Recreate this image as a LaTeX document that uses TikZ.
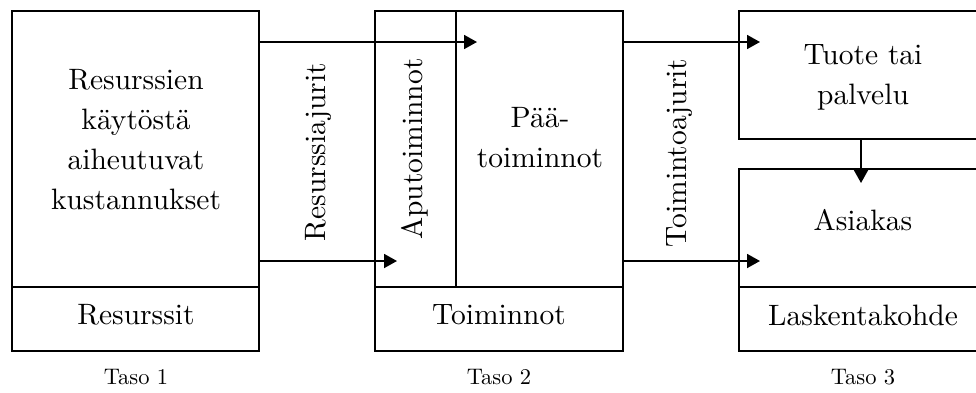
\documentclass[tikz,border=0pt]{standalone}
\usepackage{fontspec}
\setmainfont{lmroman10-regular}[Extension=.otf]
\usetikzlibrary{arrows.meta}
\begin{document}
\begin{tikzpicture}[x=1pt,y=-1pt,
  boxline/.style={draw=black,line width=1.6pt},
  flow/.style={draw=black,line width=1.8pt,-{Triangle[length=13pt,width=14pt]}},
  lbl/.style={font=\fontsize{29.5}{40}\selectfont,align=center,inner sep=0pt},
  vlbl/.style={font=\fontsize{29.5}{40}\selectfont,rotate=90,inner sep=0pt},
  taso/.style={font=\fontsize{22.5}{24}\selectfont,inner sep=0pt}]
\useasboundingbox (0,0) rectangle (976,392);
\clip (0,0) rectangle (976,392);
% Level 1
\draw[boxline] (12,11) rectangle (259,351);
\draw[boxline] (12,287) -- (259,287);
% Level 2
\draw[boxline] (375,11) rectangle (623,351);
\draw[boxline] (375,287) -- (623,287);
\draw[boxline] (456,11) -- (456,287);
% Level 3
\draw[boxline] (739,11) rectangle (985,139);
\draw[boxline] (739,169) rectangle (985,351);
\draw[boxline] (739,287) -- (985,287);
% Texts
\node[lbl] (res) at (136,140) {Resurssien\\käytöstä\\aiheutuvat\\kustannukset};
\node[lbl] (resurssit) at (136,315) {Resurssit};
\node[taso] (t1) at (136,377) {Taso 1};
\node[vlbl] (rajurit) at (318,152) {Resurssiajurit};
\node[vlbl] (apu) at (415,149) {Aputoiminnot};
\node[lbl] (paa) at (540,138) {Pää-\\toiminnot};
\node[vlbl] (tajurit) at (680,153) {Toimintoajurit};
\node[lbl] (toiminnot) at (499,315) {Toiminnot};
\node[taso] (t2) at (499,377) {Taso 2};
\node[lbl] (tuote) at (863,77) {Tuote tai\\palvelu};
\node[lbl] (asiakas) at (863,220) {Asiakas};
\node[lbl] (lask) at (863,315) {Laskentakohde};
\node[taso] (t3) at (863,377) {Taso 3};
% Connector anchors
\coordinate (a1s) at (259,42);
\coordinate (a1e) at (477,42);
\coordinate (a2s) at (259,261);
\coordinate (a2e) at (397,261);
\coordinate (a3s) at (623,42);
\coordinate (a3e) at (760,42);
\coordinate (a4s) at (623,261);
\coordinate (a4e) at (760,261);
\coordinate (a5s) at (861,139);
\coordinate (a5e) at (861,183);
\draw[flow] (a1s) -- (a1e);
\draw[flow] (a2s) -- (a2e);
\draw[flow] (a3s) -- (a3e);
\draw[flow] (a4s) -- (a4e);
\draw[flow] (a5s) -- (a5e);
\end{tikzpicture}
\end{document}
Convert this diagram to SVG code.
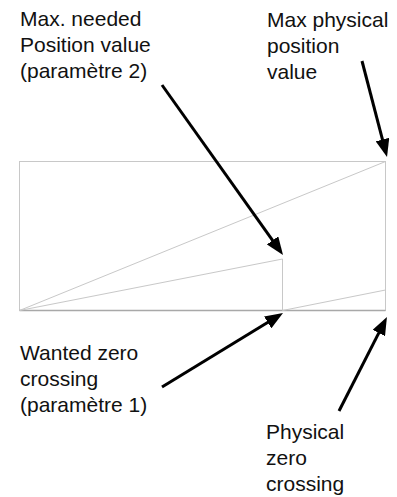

▸ Given exercise
Quote each entry above verbatim and drop the pictures.

▸ Correct response
Recreate this image as a LaTeX document that uses TikZ.
\documentclass[tikz,border=0pt]{standalone}
\usepackage{fontspec}
\setmainfont{lmroman10-regular}[Extension=.otf]
\usetikzlibrary{arrows.meta}
\begin{document}
\begin{tikzpicture}[x=1pt,y=-1pt,
  boxline/.style={draw=black,line width=1.6pt},
  flow/.style={draw=black,line width=1.8pt,-{Triangle[length=13pt,width=14pt]}},
  lbl/.style={font=\fontsize{29.5}{40}\selectfont,align=center,inner sep=0pt},
  vlbl/.style={font=\fontsize{29.5}{40}\selectfont,rotate=90,inner sep=0pt},
  taso/.style={font=\fontsize{22.5}{24}\selectfont,inner sep=0pt}]
\useasboundingbox (0,0) rectangle (976,392);
\clip (0,0) rectangle (976,392);
% Level 1
\draw[boxline] (12,11) rectangle (259,351);
\draw[boxline] (12,287) -- (259,287);
% Level 2
\draw[boxline] (375,11) rectangle (623,351);
\draw[boxline] (375,287) -- (623,287);
\draw[boxline] (456,11) -- (456,287);
% Level 3
\draw[boxline] (739,11) rectangle (985,139);
\draw[boxline] (739,169) rectangle (985,351);
\draw[boxline] (739,287) -- (985,287);
% Texts
\node[lbl] (res) at (136,140) {Resurssien\\käytöstä\\aiheutuvat\\kustannukset};
\node[lbl] (resurssit) at (136,315) {Resurssit};
\node[taso] (t1) at (136,377) {Taso 1};
\node[vlbl] (rajurit) at (318,152) {Resurssiajurit};
\node[vlbl] (apu) at (415,149) {Aputoiminnot};
\node[lbl] (paa) at (540,138) {Pää-\\toiminnot};
\node[vlbl] (tajurit) at (680,153) {Toimintoajurit};
\node[lbl] (toiminnot) at (499,315) {Toiminnot};
\node[taso] (t2) at (499,377) {Taso 2};
\node[lbl] (tuote) at (863,77) {Tuote tai\\palvelu};
\node[lbl] (asiakas) at (863,220) {Asiakas};
\node[lbl] (lask) at (863,315) {Laskentakohde};
\node[taso] (t3) at (863,377) {Taso 3};
% Connector anchors
\coordinate (a1s) at (259,42);
\coordinate (a1e) at (477,42);
\coordinate (a2s) at (259,261);
\coordinate (a2e) at (397,261);
\coordinate (a3s) at (623,42);
\coordinate (a3e) at (760,42);
\coordinate (a4s) at (623,261);
\coordinate (a4e) at (760,261);
\coordinate (a5s) at (861,139);
\coordinate (a5e) at (861,183);
\draw[flow] (a1s) -- (a1e);
\draw[flow] (a2s) -- (a2e);
\draw[flow] (a3s) -- (a3e);
\draw[flow] (a4s) -- (a4e);
\draw[flow] (a5s) -- (a5e);
\end{tikzpicture}
\end{document}
Convert this diagram to SVG code.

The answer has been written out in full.